NASA offers $45M to solve risks of human lunar landing system

NASA is preparing to establish a regular cadence of trips to the Moon under its Artemis program. The American space agency is seeking proposals to start the next phase of its Artemis lunar lander service and is moving quickly despite unresolved protests over SpaceX’s choice to develop a lunar lander.

To help the agency fine-tune its approach, NASA will award contracts of up to $45 million to any company that can develop mature designs and conducts technology and engineering risk-reduction tasks for the human landing system (HLS). The HLS will ferry Artemis astronauts from lunar orbit to the surface and back.

The competition initially featured three private US space companies: SpaceX, Blue Origin, and Dynetics, to develop the lunar landing system. In April 2021, NASA selected SpaceX as the sole winner of the Human Landing System (HLS) competition to continue developing the first commercial human lander. But then the two other firms in the race filed protests against the space agency, alleging it gave Elon Musk‘s firm an unfair advantage.

Now, prior to opening the call for commercial space lunar transportation on a recurring basis, NASA is asking U.S. companies to hone HLS concepts and safety measures. The companies will be awarded the under the research and development procurement, known as NextSTEP-2 Appendix N. They will help NASA polish requirements for the future recurring services solicitation, which will secure regular crewed trips from Gateway in lunar orbit to the lunar surface and back.

We are priming U.S. industry to become reliable service providers in the lunar marketplace,” said Greg Chavers, assistant deputy for Systems Engineering and Integration for human spaceflight at NASA Headquarters in Washington. “Riding on American ingenuity, Artemis astronauts will explore new areas of the Moon, where we will unlock mysteries of the solar system for the benefit of all.
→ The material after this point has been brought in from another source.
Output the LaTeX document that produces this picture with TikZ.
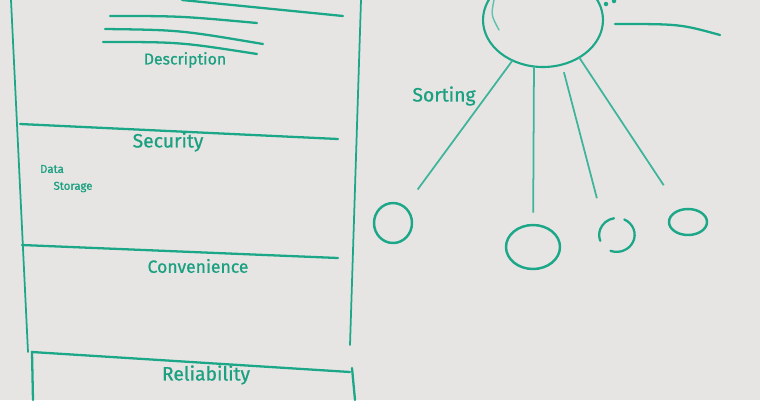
\documentclass[tikz,border=0pt]{standalone}
\usepackage{fontspec}
\newfontfamily\marker{Fira Sans}[FakeBold=0.8]
\usetikzlibrary{shapes.geometric,calc}
\definecolor{marker}{RGB}{28,168,136}
\definecolor{board}{RGB}{231,229,227}
\tikzstyle{hub}=[ellipse,draw=marker,line width=1.2pt,minimum width=2.4cm,minimum height=1.88cm,inner sep=0pt,outer sep=0pt]
\tikzstyle{leaf}=[ellipse,draw=marker,line width=1.4pt,inner sep=0pt,outer sep=0pt]
\tikzstyle{heading}=[text=marker!95!black,inner sep=1pt,font=\marker\fontsize{9}{10}\selectfont]
\tikzstyle{bigheading}=[heading,font=\marker\fontsize{11}{12}\selectfont]
\tikzstyle{note}=[text=marker!95!black,inner sep=1pt,font=\marker\fontsize{6.5}{7}\selectfont]
\tikzstyle{spoke}=[draw=marker!85,line width=1pt]
\tikzstyle{stroke}=[draw=marker,line width=1.3pt,line cap=round]

\begin{document}
\begin{tikzpicture}[x=0.02cm,y=-0.02cm]

   \fill[board] (0,0) rectangle (760,400);
   \clip (0,0) rectangle (760,400);

   % left panel
   \draw[stroke,line width=1pt] (11,0) -- (28,352);
   \draw[stroke,line width=1pt] (361,0) -- (350,345);
   \draw[stroke] (182,0) -- (343,16);
   \draw[stroke] (110,16) .. controls (180,16) .. (257,23);
   \draw[stroke] (105,29) .. controls (180,30) .. (263,44);
   \draw[stroke] (103,42) .. controls (180,42) .. (257,54);
   \draw[stroke] (20,124) -- (338,139);
   \draw[stroke] (22,245) -- (338,258);
   \draw[stroke] (33,400) -- (32,352) -- (350,372);
   \draw[stroke] (352,368) -- (355,400);

   \node[heading] (desc) at (185,60) {Description};
   \node[bigheading] (sec) at (168,142) {Security};
   \node[note] (data) at (52,169) {Data};
   \node[note] (storage) at (73,187) {Storage};
   \node[heading,font=\marker\fontsize{10}{11}\selectfont] (conv) at (198,266) {Convenience};
   \node[bigheading] (rel) at (206,375) {Reliability};

   % sorting tree
   \node[hub] (hub) at (543,20) {};
   \draw[stroke,line width=0.8pt,draw=marker!70] (494,0) .. controls (491,15) .. (499,30);
   \fill[marker] (606,4) circle (0.045cm);
   \fill[marker] (614,1) circle (0.045cm);
   \draw[stroke] (615,24) .. controls (680,24) .. (720,35);

   \foreach \pos/ \name / \w / \h in {(393,223)/la/0.76cm/0.8cm, (533,247)/lb/1.08cm/0.88cm, (688,222)/ld/0.76cm/0.52cm}
        \node[leaf,minimum width=\w,minimum height=\h] (\name) at \pos {};
   \node[leaf,draw=none,minimum width=0.72cm,minimum height=0.68cm] (lc) at (617,235) {};
   \draw[stroke] (lc.100) arc[start angle=100,end angle=200,x radius=0.36cm,y radius=0.34cm];
   \draw[stroke] (lc.65) arc[start angle=65,end angle=-110,x radius=0.36cm,y radius=0.34cm];

   \foreach \source/ \dest / \a / \b in {hub.233/la/0pt/12.5pt, hub.259/lb/0pt/7pt, hub.293/lc.140/4.5pt/15pt, hub.314/ld/0pt/17pt}
        \draw[spoke,shorten <=\a,shorten >=\b] (\source) -- (\dest);

   \node[bigheading] (sort) at (444,96) {Sorting};
\end{tikzpicture}
\end{document}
NASA’s ultimate goal is to enable the safest and lowest cost long-term approach to access the lunar surface and to be just one of the multiple customer purchasing services in the lunar transportation market.

Landing humans on the Moon – and achieving a resilient presence there – is no small feat. Lunar landers are a major piece needed to set Artemis in motion toward that goal,” said Kathy Lueders, NASA’s associate administrator for Human Exploration and Operations. “We are another step closer to proving, once again, that NASA is a global leader in space exploration. Our presence at the Moon will inspire the next generation of diverse scientists, engineers, and explorers to take even greater leaps.

The Appendix N Broad Agency Announcement also seeks industry feedback on sustaining HLS requirements, as well as safety and mission assurance, design and construction, and health and medical standards. NASA expects to award HLS Appendix N contracts before the end of the calendar year and then to seek proposals for repeatable HLS services in 2022.